The numbers: Strong. Hermès reported (pdf) that profits rose 9% to a record €859 million ($942.4 million). Sales were up nearly 10% (or 11% at constant exchange rates) to €4,119 million.

The takeaway: Hermès had a good year, which it acknowledged by announcing a bonus dividend of €5 per share to be distributed to investors on top of a regular €2.95 per share dividend.
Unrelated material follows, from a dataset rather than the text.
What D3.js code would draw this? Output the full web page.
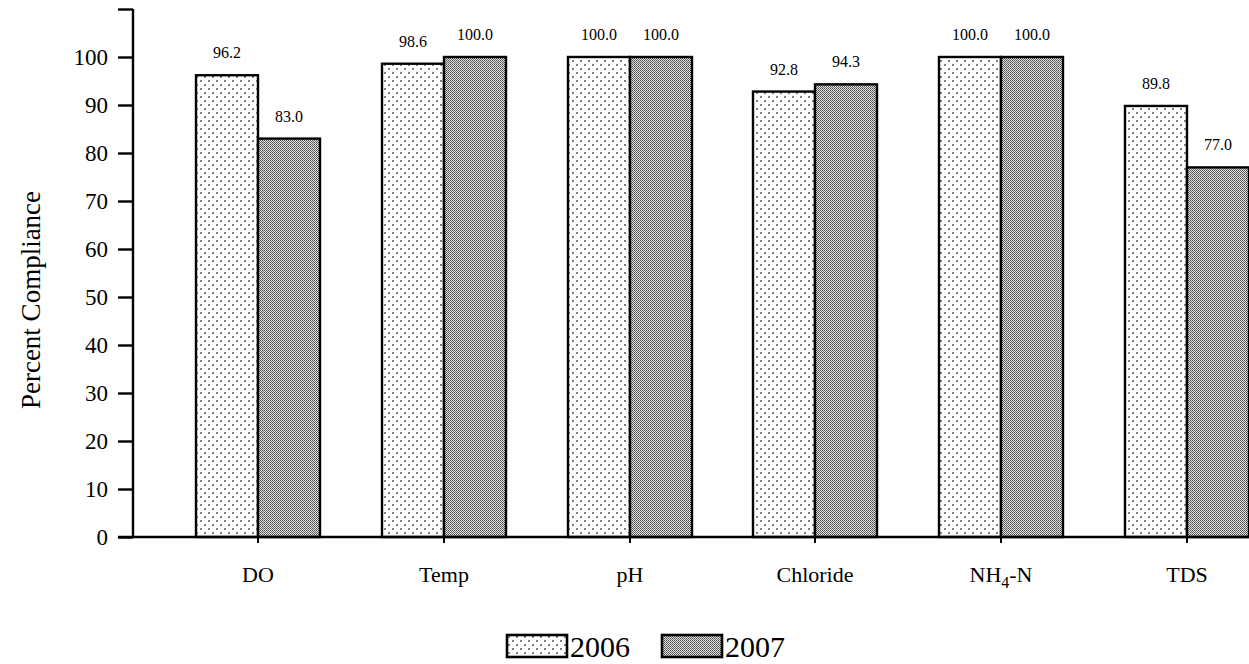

That said, the company is proceeding with caution into 2015, setting a slightly lower goal for sales growth in light of “economic, geopolitical and monetary uncertainties around the world.”

What’s interesting: Leather goods such as Birkin bags, wallets, and even saddles (the kind that sit on your horse) account for close to half of Hermès’s business (pdf, p.11), and the company reported 15% growth in the category in 2014. (Hermès does not, unfortunately, provide separate statistics for man bags, but sales were likely up.)

AP Photo/Jacques Brinon
Hermes fall/winter 2015 collection.

It’s possible that Hermès paid more for its raw materials, as leather prices spiked in 2014 thanks to a shrinking US cattle herd. But the company says its supply chain did benefit from two new factories in France to support the demand for leather goods.

Sales of watches—the only category to show decline—were down 11%. The company cited a particular slowdown in China, where a crackdown on corruption has put a damper on sales of expensive watches.